Not everyone believed him, and many said he was not telling the truth. The Anglo-American Telegraph Company of Newfoundland thought it was true, though. They were frightened that Guglielmo would start his radio company there and put them out of business. They made him leave Newfoundland, so he went to Nova Scotia to start again, and prove to the world that radio was real.
Guglielmo was welcomed in Nova Scotia. He was given high land at Glace Bay to build his radio station. On December 15, 1902, he was ready to try again. This time, he sent his signal from Canada to England. It was a short greeting to the Times newspaper of London from one of its reporters, Dr Parkin, in Glace Bay. It was heard, so Guglielmo had the proof he needed. It took many more years of experimenting before scientists could use the wireless telegraph to send sound. They sent voices and music through it. Guglielmo knew he would become even richer if his company could make radios for everyone to buy.
As early as 1892, Nikola Tesla had already created the radio. Nikola had used radio waves to drive a toy boat through the water. He showed his radio boat to the world at an exhibition in 1898. He did not get patents for it, though. Guglielmo took Nikola's designs and claimed them as his own. He got all the patents for the radio. He took the rights to make and sell radios away from Nikola.
Next, Guglielmo began to build radio stations in other parts of Canada. The Canadian Marconi Company built stations in Nova Scotia, Quebec, and Ontario. They built their stations in southern parts of Canada as well as the far Northern parts.
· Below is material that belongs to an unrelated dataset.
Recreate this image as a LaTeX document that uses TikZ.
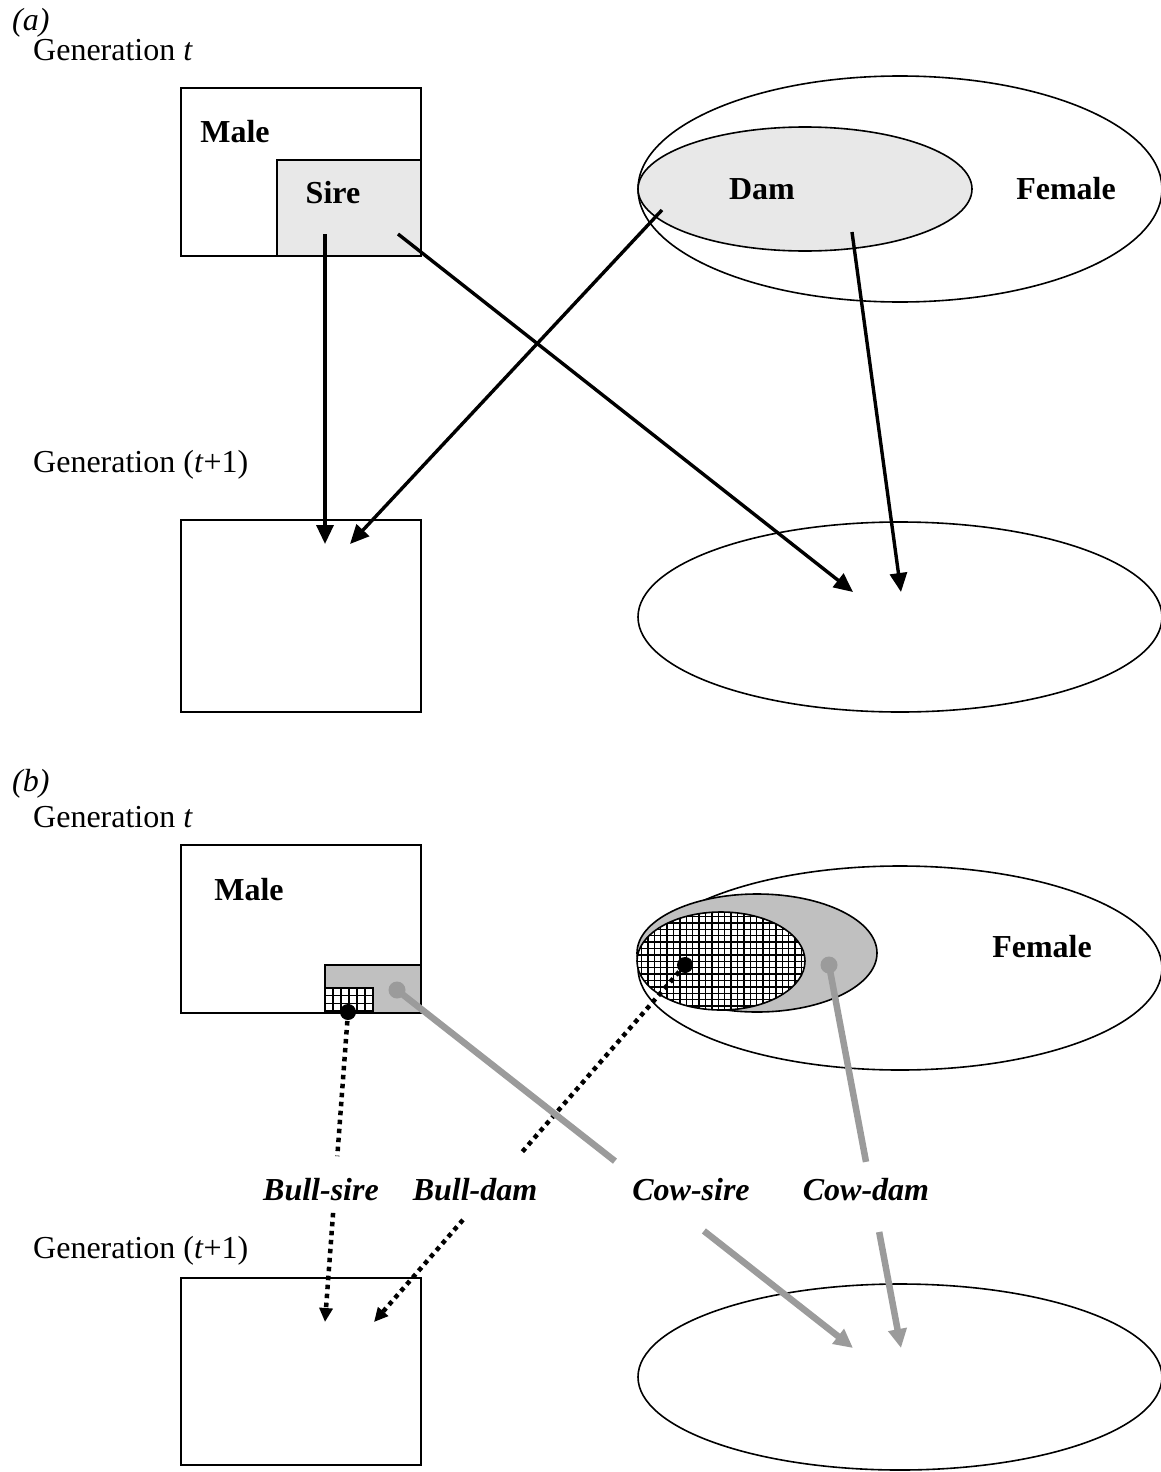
\documentclass[tikz,border=0pt]{standalone}
\usepackage{fontspec}
\setmainfont{Liberation Serif}
\usetikzlibrary{arrows.meta,calc}
\definecolor{lgray}{RGB}{232,232,232}
\definecolor{mgray}{RGB}{192,192,192}
\definecolor{lgrey}{RGB}{155,155,155}
\begin{document}
\begin{tikzpicture}[x=1pt,y=-1pt,
  txt/.style={font=\fontsize{32}{38}\selectfont, inner sep=0pt},
  btxt/.style={font=\fontsize{32}{38}\selectfont\bfseries, inner sep=0pt},
  bitxt/.style={font=\fontsize{32}{38}\selectfont\bfseries\itshape, inner sep=0pt},
  outline/.style={draw=black, line width=1.6pt},
  arr/.style={line width=3.4pt, -{Triangle[length=19pt,width=17pt]}},
  garr/.style={line width=6.5pt, draw=lgrey, -{Triangle[length=19pt,width=18pt]}},
  gline/.style={line width=6.5pt, draw=lgrey},
  dline/.style={line width=4.5pt, dash pattern=on 4.5pt off 4.5pt},
  darr/.style={line width=4.5pt, dash pattern=on 4.5pt off 4.5pt, -{Triangle[length=14pt,width=13pt]}},
  bdot/.style={circle, fill=black, minimum size=16pt, inner sep=0pt},
  gdot/.style={circle, fill=lgrey, minimum size=17pt, inner sep=0pt},
  gridln/.style={line width=1.4pt}
]
\useasboundingbox (0,0) rectangle (1160,1472);

% ---------------- (a) ----------------
\node[txt, anchor=base west] (ta) at (12,31) {\textit{(a)}};
\node[txt, anchor=base west] (gta) at (33,61) {Generation \textit{t}};
\node[txt, anchor=base west] (gt1a) at (33,472) {Generation (\textit{t}+1)};

\draw[outline] (181,88) rectangle (421,256);
\draw[outline, fill=lgray] (277,160) rectangle (421,256);
\draw[outline] (900,189) ellipse [x radius=262, y radius=113];
\draw[outline, fill=lgray] (805,189) ellipse [x radius=167, y radius=62];

\node[btxt] (maleA) at (235,132) {Male};
\node[btxt] (sireA) at (333,193) {Sire};
\node[btxt] (damA) at (762,189) {Dam};
\node[btxt] (femA) at (1066,189) {Female};

\draw[outline] (181,520) rectangle (421,712);
\draw[outline] (900,617) ellipse [x radius=262, y radius=95];

\coordinate (s1) at (325,234);
\coordinate (s2) at (398,234);
\coordinate (d1) at (662,210);
\coordinate (d2) at (852,232);
\coordinate (m1) at (325,544);
\coordinate (m2) at (350,544);
\coordinate (f1) at (853,592);
\coordinate (f2) at (901,592);

\draw[arr] (s1) -- (m1);
\draw[arr] (d1) -- (m2);
\draw[arr] (s2) -- (f1);
\draw[arr] (d2) -- (f2);

% ---------------- (b) ----------------
\node[txt, anchor=base west] (tb) at (12,791) {\textit{(b)}};
\node[txt, anchor=base west] (gtb) at (33,827) {Generation \textit{t}};
\node[txt, anchor=base west] (gt1b) at (33,1258) {Generation (\textit{t}+1)};

\draw[outline] (181,845) rectangle (421,1013);
\draw[outline, fill=mgray] (325,965) rectangle (421,1013);
\begin{scope}
  \clip (325,988) rectangle (373,1013);
  \fill[white] (325,988) rectangle (373,1013);
  \draw[gridln, xstep=8pt, ystep=7.7pt, shift={(325,988)}] (0,-2) grid (50,30);
\end{scope}
\draw[outline] (325,988) rectangle (373,1013);

\draw[outline] (900,968) ellipse [x radius=262, y radius=102];
\draw[outline, fill=mgray] (757,953) ellipse [x radius=120, y radius=59];
\begin{scope}
  \clip (721,961) ellipse [x radius=84, y radius=49];
  \fill[white] (721,961) ellipse [x radius=84, y radius=49];
  \draw[gridln, step=6.4pt, shift={(635,910)}] (0,-2) grid (175,105);
\end{scope}
\draw[outline] (721,961) ellipse [x radius=84, y radius=49];

\node[btxt] (maleB) at (249,890) {Male};
\node[btxt] (femB) at (1042,947) {Female};

\draw[outline] (181,1278) rectangle (421,1465);
\draw[outline] (900,1377) ellipse [x radius=262, y radius=93];

\node[bdot] (bsdot) at (348,1012) {};
\node[bdot] (bddot) at (685,965) {};
\node[gdot] (csdot) at (397,990) {};
\node[gdot] (cddot) at (829,965) {};

\coordinate (bsT) at (325,1322);
\coordinate (bdT) at (374,1322);
\coordinate (csT) at (853,1348);
\coordinate (cdT) at (901,1348);

\draw[dline] (bsdot.center) -- ($(bsdot.center)!0.465!(bsT)$);
\draw[darr] ($(bsdot.center)!0.648!(bsT)$) -- (bsT);
\draw[dline] (bddot.center) -- ($(bddot.center)!0.532!(bdT)$);
\draw[darr] ($(bddot.center)!0.714!(bdT)$) -- (bdT);
\draw[gline] (csdot.center) -- ($(csdot.center)!0.478!(csT)$);
\draw[garr] ($(csdot.center)!0.673!(csT)$) -- (csT);
\draw[gline] (cddot.center) -- ($(cddot.center)!0.514!(cdT)$);
\draw[garr] ($(cddot.center)!0.697!(cdT)$) -- (cdT);

\node[bitxt] (lbs) at (321,1190) {Bull-sire};
\node[bitxt] (lbd) at (475,1190) {Bull-dam};
\node[bitxt] (lcs) at (691,1190) {Cow-sire};
\node[bitxt] (lcd) at (866,1190) {Cow-dam};
\end{tikzpicture}
\end{document}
In 1909, Guglielmo Marconi was awarded a part of the Nobel Prize in physics for inventing the radio. He became known as the “Father of Radio”. However, in 1943, after both Guglielmo and Nikola were dead, the patent office looked again at Nikola Tesla's radio designs. They decided that Guglielmo's claim that he invented the radio was not true. They took the radio patents away from Guglielmo. They said that Nikola was the true inventor of the radio.
Even so, without Guglielmo Marconi's years of experiments, the radio would not have become the most important communication discovery ever. Without radio, there would be no television, cell phones, or the internet. Guglielmo was an important inventor, and he did not stop experimenting until the day he died in 1937.